À la tête de trois clubs de country et line dance à Monaco, il organise sept bals par an, régulièrement précédés de stages ou "workshops" avec des chorégraphes. Car on ne s'improvise pas danseur de country: il faut connaître les pas.

Il existe des dizaines et des dizaines de chorégraphies différentes, répertoriées, codifiées et hiérarchisées selon leur niveau (débutant, novice, intermédiaire ou avancé). Les bals affichent ainsi en amont les danses qui seront proposées - extraites de ce qui est appelé dans le milieu le "pot commun", sorte de catalogue officiel des chorégraphies proposées dans chaque région.

"Bien plus que des chapeaux de cowboy"

Pour Béatrice Jover, une employée de pharmacie âgée de 47 ans, la country, c'est aussi "bien plus que des bottes et des chapeaux de cowboy", insiste-t-elle pour BFMTV.com. C'est son quotidien.

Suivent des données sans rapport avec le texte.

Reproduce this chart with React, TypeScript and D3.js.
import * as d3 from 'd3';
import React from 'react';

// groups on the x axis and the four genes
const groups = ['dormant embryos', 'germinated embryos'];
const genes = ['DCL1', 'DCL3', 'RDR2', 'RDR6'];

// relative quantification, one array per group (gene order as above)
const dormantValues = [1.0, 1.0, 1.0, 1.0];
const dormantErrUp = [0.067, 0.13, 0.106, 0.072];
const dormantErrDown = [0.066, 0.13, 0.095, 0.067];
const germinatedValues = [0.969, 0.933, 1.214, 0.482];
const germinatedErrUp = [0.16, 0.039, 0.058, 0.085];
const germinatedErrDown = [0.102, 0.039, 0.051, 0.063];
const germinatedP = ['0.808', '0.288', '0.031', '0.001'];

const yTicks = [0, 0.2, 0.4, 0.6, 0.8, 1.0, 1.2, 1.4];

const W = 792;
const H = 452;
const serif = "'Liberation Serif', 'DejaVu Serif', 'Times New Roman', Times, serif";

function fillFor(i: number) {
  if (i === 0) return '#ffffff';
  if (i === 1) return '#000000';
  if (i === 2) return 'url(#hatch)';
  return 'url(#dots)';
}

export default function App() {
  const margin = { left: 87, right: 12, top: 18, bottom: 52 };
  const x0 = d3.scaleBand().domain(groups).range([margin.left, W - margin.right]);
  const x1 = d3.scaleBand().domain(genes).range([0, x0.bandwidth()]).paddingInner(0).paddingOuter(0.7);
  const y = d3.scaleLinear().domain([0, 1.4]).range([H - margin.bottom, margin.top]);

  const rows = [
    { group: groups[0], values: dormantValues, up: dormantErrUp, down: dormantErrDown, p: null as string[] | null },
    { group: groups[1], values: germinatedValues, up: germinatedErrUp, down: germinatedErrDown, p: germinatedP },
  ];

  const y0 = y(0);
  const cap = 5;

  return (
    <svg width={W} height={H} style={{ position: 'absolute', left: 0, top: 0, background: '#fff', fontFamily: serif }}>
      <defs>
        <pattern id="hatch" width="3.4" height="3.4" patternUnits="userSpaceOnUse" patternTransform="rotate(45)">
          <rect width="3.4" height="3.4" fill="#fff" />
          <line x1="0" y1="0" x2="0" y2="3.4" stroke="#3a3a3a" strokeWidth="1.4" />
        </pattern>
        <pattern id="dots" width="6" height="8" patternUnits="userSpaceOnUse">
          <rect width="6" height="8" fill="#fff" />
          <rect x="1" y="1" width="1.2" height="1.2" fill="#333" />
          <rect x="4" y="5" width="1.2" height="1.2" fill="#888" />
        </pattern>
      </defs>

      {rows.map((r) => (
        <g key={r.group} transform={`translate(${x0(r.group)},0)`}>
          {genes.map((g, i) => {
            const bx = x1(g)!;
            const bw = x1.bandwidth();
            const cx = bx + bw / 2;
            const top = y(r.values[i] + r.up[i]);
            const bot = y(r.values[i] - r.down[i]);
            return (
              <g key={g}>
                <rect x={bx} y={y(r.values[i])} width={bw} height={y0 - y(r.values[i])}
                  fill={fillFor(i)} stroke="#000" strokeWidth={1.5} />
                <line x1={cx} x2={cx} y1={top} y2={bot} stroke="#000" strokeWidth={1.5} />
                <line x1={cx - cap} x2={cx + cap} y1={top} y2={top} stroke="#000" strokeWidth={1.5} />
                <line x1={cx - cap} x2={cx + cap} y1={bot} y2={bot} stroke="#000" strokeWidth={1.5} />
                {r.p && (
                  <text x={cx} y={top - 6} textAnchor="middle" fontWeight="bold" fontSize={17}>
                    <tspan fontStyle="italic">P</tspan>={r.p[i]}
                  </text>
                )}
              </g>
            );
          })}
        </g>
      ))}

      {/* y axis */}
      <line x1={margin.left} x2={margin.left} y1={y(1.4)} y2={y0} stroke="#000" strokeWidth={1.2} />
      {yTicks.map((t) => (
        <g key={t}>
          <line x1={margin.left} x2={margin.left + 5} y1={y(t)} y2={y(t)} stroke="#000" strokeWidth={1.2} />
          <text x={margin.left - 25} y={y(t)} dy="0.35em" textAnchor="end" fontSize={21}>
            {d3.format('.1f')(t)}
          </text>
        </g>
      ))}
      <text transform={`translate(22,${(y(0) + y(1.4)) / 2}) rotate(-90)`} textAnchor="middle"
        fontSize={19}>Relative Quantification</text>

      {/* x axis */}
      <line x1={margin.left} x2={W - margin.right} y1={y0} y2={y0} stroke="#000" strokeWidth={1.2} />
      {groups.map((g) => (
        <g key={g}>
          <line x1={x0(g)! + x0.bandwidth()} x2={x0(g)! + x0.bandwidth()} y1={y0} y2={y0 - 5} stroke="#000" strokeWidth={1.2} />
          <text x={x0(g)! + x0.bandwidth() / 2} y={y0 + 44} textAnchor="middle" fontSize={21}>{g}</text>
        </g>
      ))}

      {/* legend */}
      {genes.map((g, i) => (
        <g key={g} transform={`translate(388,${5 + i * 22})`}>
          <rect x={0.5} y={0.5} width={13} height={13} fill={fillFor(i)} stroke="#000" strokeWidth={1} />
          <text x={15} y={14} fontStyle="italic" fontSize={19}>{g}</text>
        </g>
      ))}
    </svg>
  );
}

Cette quadragénaire, présidente d'un club à Vitrolles (Bouches-du-Rhône), donne des cours toute la semaine à ses 80 élèves - adultes valides, personnes en situation de handicap et enfants - et organise l'été un bal gratuit et ouvert au public tous les mercredis soirs sur la place de l'Hôtel de ville. Elle se rend un samedi après-midi à Marseille pour un workshop, le soir même à Sanary-sur-Mer pour un bal. Et le week-end suivant au festival de Lloret de Mar, en Espagne.

Des événements auxquels elle se rend souvent avec ses élèves. "Quand il y a deux événements le même jour, ça rouspète", s'en amuse Béatrice Jover. Les relations qu'elle entretient avec eux vont ainsi bien au-delà d'une simple courtoisie entre une prof et ses élèves.

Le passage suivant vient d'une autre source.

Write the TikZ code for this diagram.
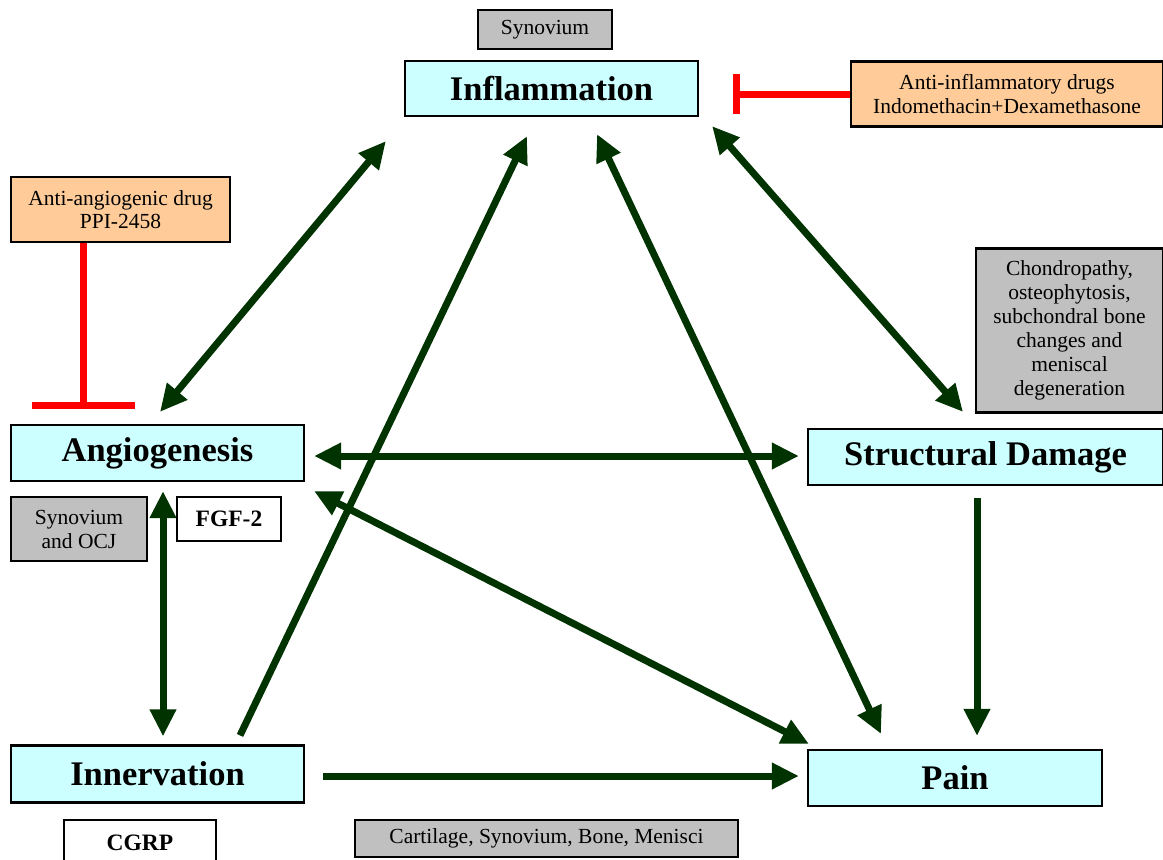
\documentclass[tikz,border=0pt]{standalone}
\usepackage{fontspec}
\setmainfont{Liberation Serif}
\usetikzlibrary{arrows.meta,calc}
\definecolor{boxcyan}{HTML}{CCFFFF}
\definecolor{boxorange}{HTML}{FFCC99}
\definecolor{boxgray}{HTML}{C0C0C0}
\definecolor{arrgreen}{HTML}{003300}
\begin{document}
\begin{tikzpicture}[x=1pt,y=-1pt,
  base/.style={draw=black,line width=2.2pt,inner sep=0pt,align=center,anchor=center},
  mainbox/.style={base,fill=boxcyan,font=\fontsize{34.5}{40}\selectfont\bfseries},
  graybox/.style={base,fill=boxgray,font=\fontsize{21.5}{24}\selectfont},
  drugbox/.style={base,fill=boxorange,font=\fontsize{21.5}{23.5}\selectfont},
  whitebox/.style={base,fill=white,font=\fontsize{23.5}{27}\selectfont\bfseries},
  conn/.style={draw=arrgreen,line width=7pt},
  dbl/.style={conn,{Triangle[length=27pt,width=25pt]}-{Triangle[length=27pt,width=25pt]}},
  sgl/.style={conn,-{Triangle[length=27pt,width=25pt]}},
  inhib/.style={draw=red,line width=7pt}
]
\useasboundingbox (0,0) rectangle (1163,860);

% nodes
\node[graybox,minimum width=134pt,minimum height=39pt] (syn1) at (545,29.5) {Synovium};
\node[mainbox,minimum width=293pt,minimum height=55pt] (infl) at (551.5,88.5) {Inflammation};
\node[drugbox,minimum width=312pt,minimum height=65pt] (antiinf) at (1007,94) {Anti-inflammatory drugs\\Indomethacin+Dexamethasone};
\node[drugbox,minimum width=219pt,minimum height=65pt] (antiang) at (120.5,209.5) {Anti-angiogenic drug\\PPI-2458};
\node[mainbox,minimum width=293pt,minimum height=56pt] (angio) at (157.5,453) {Angiogenesis};
\node[graybox,minimum width=136pt,minimum height=64pt] (synocj) at (79,529) {Synovium\\and OCJ};
\node[whitebox,minimum width=104pt,minimum height=44pt] (fgf) at (229,519) {FGF-2};
\node[graybox,minimum width=187pt,minimum height=164pt] (chond) at (1069.5,330.5) {Chondropathy,\\osteophytosis,\\subchondral bone\\changes and\\meniscal\\degeneration};
\node[mainbox,minimum width=355pt,minimum height=56pt] (struct) at (985.5,457) {Structural Damage};
\node[mainbox,minimum width=293pt,minimum height=57pt] (innerv) at (157.5,774) {Innervation};
\node[whitebox,minimum width=152pt,minimum height=46pt] (cgrp) at (140,843) {CGRP};
\node[graybox,minimum width=383pt,minimum height=37pt] (cart) at (546.5,838.5) {Cartilage, Synovium, Bone, Menisci};
\node[mainbox,minimum width=294pt,minimum height=56pt] (pain) at (955,778) {Pain};

% inhibition lines
\coordinate (infbar) at ($(antiinf.west)+(-113,0)$);
\draw[inhib] (antiinf.west) -- (infbar);
\draw[inhib] ($(infbar)+(0,-20)$) -- ($(infbar)+(0,20)$);
\coordinate (angbar) at ($(antiang.south west)+(74,162)$);
\draw[inhib] ($(antiang.south west)+(74,0)$) -- (angbar);
\draw[inhib] ($(angbar)+(-52,0)$) -- ($(angbar)+(51,0)$);

% connectors
\draw[dbl] ($(infl.south west)+(-18,24)$) -- ($(angio.north)+(2.5,-12)$);
\draw[sgl] ($(innerv.north)+(82.5,-9)$) -- ($(infl.south)+(-24.5,19)$);
\draw[dbl] ($(pain.north)+(-74,-15)$) -- ($(infl.south)+(45.5,17)$);
\draw[dbl] ($(infl.south east)+(13,9)$) -- ($(struct.north)+(-22.5,-16)$);
\draw[dbl] ($(angio.east)+(9,3)$) -- ($(struct.west)+(-8,-1)$);
\draw[dbl] ($(angio.south east)+(9,9)$) -- ($(pain.north west)+(2,-5)$);
\draw[dbl] ($(angio.south)+(5.5,9)$) -- ($(innerv.north)+(5.5,-8)$);
\draw[sgl] ($(innerv.east)+(18,2)$) -- ($(pain.west)+(-8,-2)$);
\draw[sgl] ($(struct.south)+(-8.5,12)$) -- ($(pain.north)+(22,-13)$);
\end{tikzpicture}
\end{document}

"Avec mes danseurs, comme avec le monde de la country en général, c'est comme une deuxième famille", explique-t-elle.

Un aspect qu'ont repéré Jérôme Fourquet et Sylvain Manternach. Ils évoquent "un esprit de groupe" et "des relations fortes" entre les membres. "Dans une société dans laquelle les collectifs traditionnels (villages, familles, usines, syndicats, paroisses, etc.) ont disparu ou se sont délités, toute une partie de la population est à la recherche de nouveaux liens affectifs et sociaux."

"On chante, on rit, on s'amuse ensemble"

La convivialité revient souvent dans les motivations des danseurs et danseuses. "C'est très chaleureux comme pratique et c'est ce que les gens viennent chercher", insiste Chantale Germain, de l'association parisienne Les Amis du far west.

Pour le sociologue Christophe Apprill, également auteur de Slow: Désir et désillusion, c'est le principe même des danses sociales: "On est plus dans le partage que dans la performance artistique. Le ticket d'entrée, financier comme technique, est accessible. On peut venir seul." "Il n'y a pas de prérequis, on n'a pas besoin d'être un grand danseur pour s'approprier quelques pas", résume-t-il.

Cette danse libère aussi de "l'appréhension de la proximité physique" avec son ou sa partenaire. C'est d'ailleurs ce qu'exprime Jean-Claude Laly, qui dirige plusieurs clubs à Monaco. Se disant doté de "deux pieds gauches" et ayant toujours craint de malmener - involontairement - sa partenaire, il a vu dans la country la possibilité de danser seul mais en groupe. "C'est une danse démocratique", souligne Christophe Apprill.

"Avec la country, on fait société, on se relie au groupe sans même avoir besoin de parler", analyse le sociologue. "C'est un moment très intense."

Une certaine noblesse dans la pratique alors que la country serait la cible de stéréotypes "dévalorisants", regrette Christophe Apprill. "Certains voient la country comme le degré zéro de la danse, comme quelque chose de ringard, réservé aux ploucs." Un mépris "dans l'échelle des danses" qui serait à l'image d'un mépris "dans l'échelle sociale".

Pourtant, assure-t-il, quelque chose "d'essentiel" se joue sur la piste de danse, "de l'ordre de la vie et de la mort". Une philosophie résumée en quelques mots par Véronique Villette:

"Quand on danse, on ne pense plus à rien. On chante, on rit, on s'amuse ensemble, on oublie tout."